Her comment on the campus, and your original bit in the New Orleans postcard, reminds me of something I sent you in one of my first emails. This was after I read Jeff Schmidt's Disciplined Minds (http://disciplinedminds.tripod.com).


"I've been wondering how a university-style education would work without a campus that cuts people off the community that exists outside the campus. I started paying close attention to this issue after reading Jeff Schmidt's "Disciplined Minds". The campus is just one part of the package; the deadlines, the never-ending amount of work, the grading system, the encouragement of competition, the polishing of the resume, the "networking", and other such features of most universities seem to have created a very sick environment. I'm definitely not immune to the sickness either.
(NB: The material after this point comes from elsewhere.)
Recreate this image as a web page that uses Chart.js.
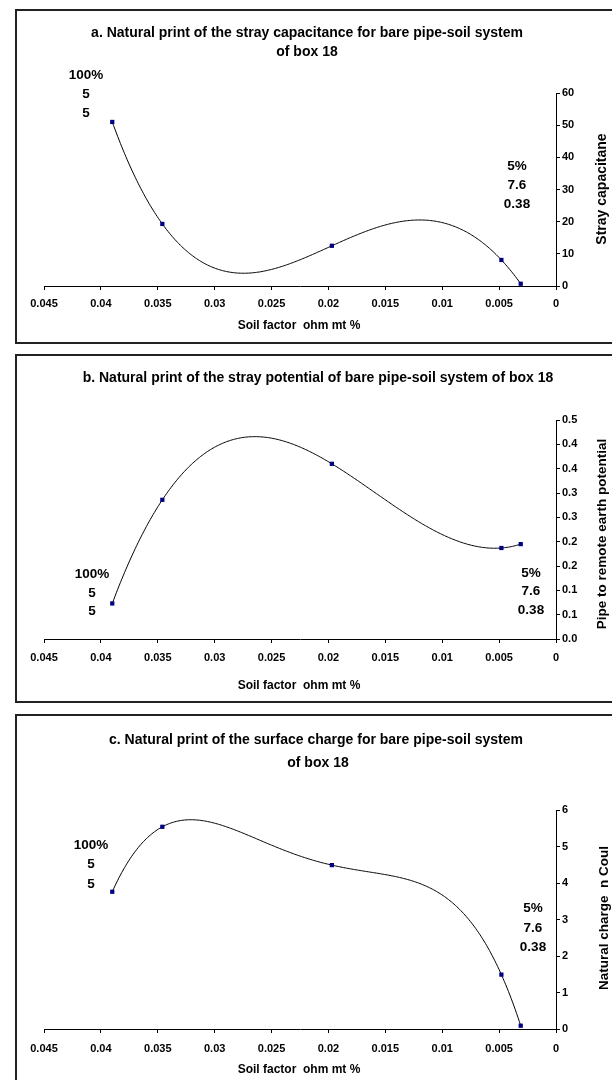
<!DOCTYPE html>
<html>
<head>
<meta charset="utf-8">
<script src="https://cdn.jsdelivr.net/npm/chart.js@4.4.0/dist/chart.umd.min.js"></script>
<style>
  body { margin: 0; width: 612px; height: 1080px; position: relative; overflow: hidden; background: #fff;
         font-family: "Liberation Sans", Arial, sans-serif; }
  .box { position: absolute; left: 15px; width: 620px; border: 2px solid #222; box-sizing: border-box; }
  canvas { position: absolute; left: 0; }
  .t { position: absolute; font-weight: bold; color: #000; white-space: pre; transform: translate(-50%, -50%); }
  .v { transform: translate(-50%, -50%) rotate(-90deg); }
</style>
</head>
<body>
<div class="box" style="top:9px;height:335px"></div>
<div class="box" style="top:354px;height:349px"></div>
<div class="box" style="top:714px;height:400px"></div>
<canvas id="chartA" width="612" height="334" style="top:9px"></canvas>
<canvas id="chartB" width="612" height="349" style="top:354px"></canvas>
<canvas id="chartC" width="612" height="366" style="top:714px"></canvas>
<script>
// soil factor (ohm mt %) for the five boxes measured
const soilFactor = [0.039, 0.0346, 0.0197, 0.0048, 0.0031];
const strayCapacitance = [51, 19.3, 12.5, 8.1, 0.7];
const strayPotential = [0.073, 0.286, 0.36, 0.187, 0.195];
const surfaceCharge = [3.76, 5.54, 4.49, 1.49, 0.09];

const xTickLabels = ["0", "0.005", "0.01", "0.015", "0.02", "0.025", "0.03", "0.035", "0.04", "0.045"];
const yTicksA = ["0", "10", "20", "30", "40", "50", "60"];
const yTicksB = ["0.0", "0.1", "0.1", "0.2", "0.2", "0.3", "0.3", "0.4", "0.4", "0.5"];
const yTicksC = ["0", "1", "2", "3", "4", "5", "6"];

const tickFont = { family: "'Liberation Sans', Arial, sans-serif", size: 11, weight: "bold" };

// Excel style polynomial trendline through the points
const trendline = {
  id: "trendline",
  beforeDatasetsDraw(chart) {
    const pts = chart.data.datasets[0].data;
    const poly = (x) => {
      let s = 0;
      for (let i = 0; i < pts.length; i++) {
        let t = pts[i].y;
        for (let j = 0; j < pts.length; j++) {
          if (j !== i) t *= (x - pts[j].x) / (pts[i].x - pts[j].x);
        }
        s += t;
      }
      return s;
    };
    const xs = pts.map((p) => p.x);
    const lo = Math.min(...xs), hi = Math.max(...xs);
    const sx = chart.scales.x, sy = chart.scales.y;
    const ctx = chart.ctx;
    ctx.save();
    ctx.beginPath();
    for (let k = 0; k <= 300; k++) {
      const x = lo + (hi - lo) * k / 300;
      const px = sx.getPixelForValue(x), py = sy.getPixelForValue(poly(x));
      if (k === 0) ctx.moveTo(px, py); else ctx.lineTo(px, py);
    }
    ctx.strokeStyle = "#000";
    ctx.lineWidth = 1;
    ctx.stroke();
    ctx.restore();
  },
};

function makeChart(id, values, yMax, yStep, yLabels, top, xHeight, tickPad) {
  new Chart(document.getElementById(id), {
    type: "scatter",
    data: {
      datasets: [{
        data: soilFactor.map((x, i) => ({ x: x, y: values[i] })),
        showLine: false,
        pointStyle: "rect",
        pointRadius: 3,
        pointHoverRadius: 3,
        pointBorderWidth: 0,
        backgroundColor: "#000080",
        borderColor: "#000080",
      }],
    },
    options: {
      responsive: false,
      animation: false,
      events: [],
      layout: { padding: { left: 44, top: top, right: 0, bottom: 0 } },
      plugins: { legend: { display: false }, tooltip: { enabled: false } },
      scales: {
        x: {
          type: "linear",
          reverse: true,
          min: 0,
          max: 0.045,
          ticks: {
            stepSize: 0.005,
            maxRotation: 0,
            autoSkip: false,
            padding: tickPad,
            color: "#000",
            font: tickFont,
            callback: (v) => xTickLabels[Math.round(v / 0.005)],
          },
          grid: { drawOnChartArea: false, drawTicks: true, tickLength: 4, color: "#000" },
          border: { display: true, color: "#000", width: 1 },
          afterFit(s) { s.height = xHeight; s.paddingLeft = 0; s.paddingRight = 0; },
        },
        y: {
          position: "right",
          min: 0,
          max: yMax,
          ticks: {
            stepSize: yStep,
            autoSkip: false,
            padding: 2,
            color: "#000",
            font: tickFont,
            callback: (v) => yLabels[Math.round(v / yStep)],
          },
          grid: { drawOnChartArea: false, drawTicks: true, tickLength: 4, color: "#000" },
          border: { display: true, color: "#000", width: 1 },
          afterFit(s) { s.width = 56; s.paddingTop = 0; s.paddingBottom = 0; },
        },
      },
    },
    plugins: [trendline],
  });
}

makeChart("chartA", strayCapacitance, 60, 10, yTicksA, 84, 57, 7);
makeChart("chartB", strayPotential, 0.45, 0.05, yTicksB, 66, 64, 8);
makeChart("chartC", surfaceCharge, 6, 1, yTicksC, 96, 51, 9);

function addText(str, x, y, size, vertical) {
  const d = document.createElement("div");
  d.className = vertical ? "t v" : "t";
  d.textContent = str;
  d.style.left = x + "px";
  d.style.top = y + "px";
  d.style.fontSize = size + "px";
  document.body.appendChild(d);
}

// titles
addText("a. Natural print of the stray capacitance for bare pipe-soil system", 307, 32, 14);
addText("of box 18", 307, 51, 14);
addText("b. Natural print of the stray potential of bare pipe-soil system of box 18", 318, 377, 14);
addText("c. Natural print of the surface charge for bare pipe-soil system", 316, 739, 14);
addText("of box 18", 318, 762, 14);

// axis titles
addText("Soil factor  ohm mt %", 299, 325, 12);
addText("Soil factor  ohm mt %", 299, 685, 12);
addText("Soil factor  ohm mt %", 299, 1069, 12);
addText("Stray capacitane", 601, 189, 14, true);
addText("Pipe to remote earth potential", 601, 534, 13.5, true);
addText("Natural charge  n Coul", 603, 918, 13.5, true);

// end labels: percentage and soil factors
[["100%", 86, 74], ["5", 86, 93], ["5", 86, 112], ["5%", 517, 165], ["7.6", 517, 184], ["0.38", 517, 203],
 ["100%", 92, 573], ["5", 92, 592], ["5", 92, 610], ["5%", 531, 572], ["7.6", 531, 590], ["0.38", 531, 609],
 ["100%", 91, 844], ["5", 91, 863], ["5", 91, 883], ["5%", 533, 907], ["7.6", 533, 927], ["0.38", 533, 946]]
  .forEach((a) => addText(a[0], a[1], a[2], 13.5));
</script>
</body>
</html>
The thing that disturbs me the most is how this box of an environment somehow gets students, both undergraduates and graduates, to think that this is the only way a university education can happen. Some of the students, even those under a lot of work pressure, do not see a problem with how things are. The deadlines and the grades and the huge amounts of work that prevents a person to think for him or herself are natural laws of the universe and not something that needs to be critiqued."

Elizabeth said...

Thanks so much for posting this, but I must ask you again, would two daughters be better than three?

Bethany

Linh Dinh said...

Hi Bethany,

I like three better, since two is too measured, if you know what I mean.

Linh

Linh Dinh said...

Hi Ali,

As you well know, just about no other country has the vast, town-within-a-town layout of a typical American college campus, so the removal of students from the general population is very pronounced here.

Many poor students also go to college to climb out of and, in many ways, denounce their working class background.